Gelet op het voorgaande dient de rechtbank hierna te beoordelen of voldaan is aan de overige gronden en voorwaarden als bepaald in de artikelen 1:227 en 1:228 BW. Hiertoe overweegt de rechtbank dat vaststaat dat [verzoeker] al geruime tijd de rol van vader voor [naam] vervult, haar stabiliteit biedt en haar ondersteunt in haar ontwikkeling. Tevens staat vast dat de biologische vader van [naam] is overleden, zodat zij van haar vader in de hoedanigheid van ouder niets meer te verwachten heeft. Nu [naam] heeft ingestemd met het verzoek (het was haar eigen wens) en aan de overige voorwaarden van artikel 1:227 BW en 1:228 BW is voldaan, zal de rechtbank het verzoek tot adoptie van [naam] door verzoeker toewijzen. Gelet op de toelichting van [naam] ter gelegenheid van de mondelinge behandeling, acht de rechtbank het in het belang van [naam] dat haar juridische status in overeenstemming wordt gebracht met de sinds jaar en dag bestaande sociale en emotionele realiteit. De rechtbank hoopt dat [naam] hierdoor de erkenning ontvangt die zij nodig heeft, zodat zij zich verder kan ontwikkelen.
4.7.
De rechtbank zal hierna tevens de ambtenaar van de burgerlijke stand van de gemeente Amsterdam gelasten een latere vermelding van de adoptie aan de daarvoor in aanmerking komende akte toe te voegen en bepalen dat de griffier van deze rechtbank daartoe een afschrift van deze beschikking aan de ambtenaar van de burgerlijke stand van de gemeente Amsterdam zal zenden, zodra deze uitspraak in kracht van gewijsde is gegaan.

5.De beslissing

De rechtbank:
5.1.
spreekt uit de adoptie van:
[naam], geboren op [geboortedatum] te [geboorteplaats] ,
door
[verzoeker], geboren op [geboortedatum] te [geboorteplaats] ;
5.2.
gelast de ambtenaar van de burgerlijke stand van de gemeente Amsterdam een latere vermelding van de adoptie aan de daarvoor in aanmerking komende akte toe te voegen;
5.3.
bepaalt dat de griffier van deze rechtbank daartoe een afschrift van deze beschikking aan de ambtenaar van de burgerlijke stand van de gemeente Amsterdam zal zenden, zodra deze uitspraak in kracht van gewijsde is gegaan.
Deze beschikking is mondeling gegeven en in het openbaar uitgesproken op 9 augustus 2022 door mr.
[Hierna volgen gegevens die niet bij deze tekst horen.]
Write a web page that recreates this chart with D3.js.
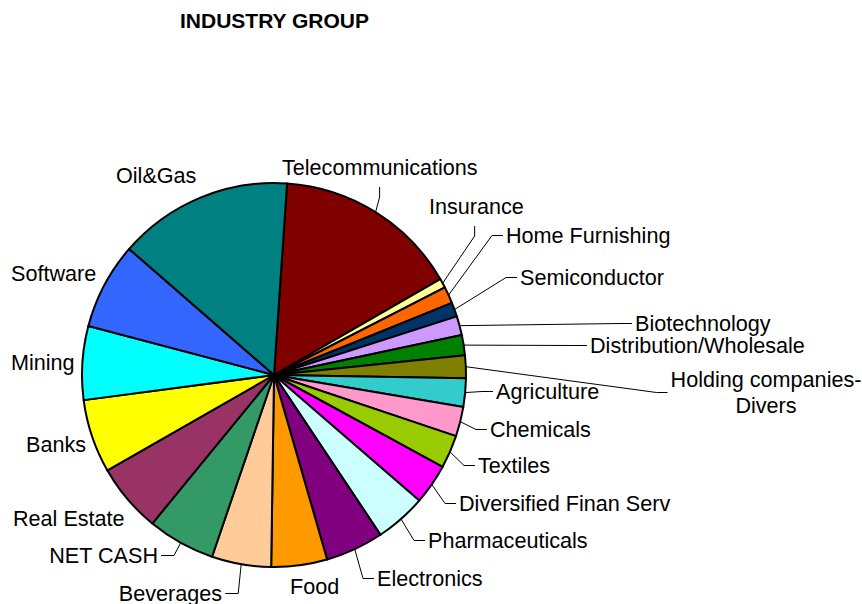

A.E.M. Overkamp, rechter, in tegenwoordigheid van mr. S.P. van der Meer, griffier, en de schriftelijke uitwerking is vastgesteld op 10 augustus 2022.
Indien hoger beroep tegen deze beschikking mogelijk is, kan dat worden ingesteld:
- door de verzoekers en degenen aan wie een afschrift van de beschikking is verstrekt of verzonden, binnen drie maanden na de dag van de uitspraak,
- door andere belanghebbenden binnen drie maanden na de betekening daarvan of nadat de beschikking aan hen op een andere wijze bekend is geworden.
Het hoger beroep moet, door tussenkomst van een advocaat, worden ingediend ter griffie van het gerechtshof Arnhem-Leeuwarden.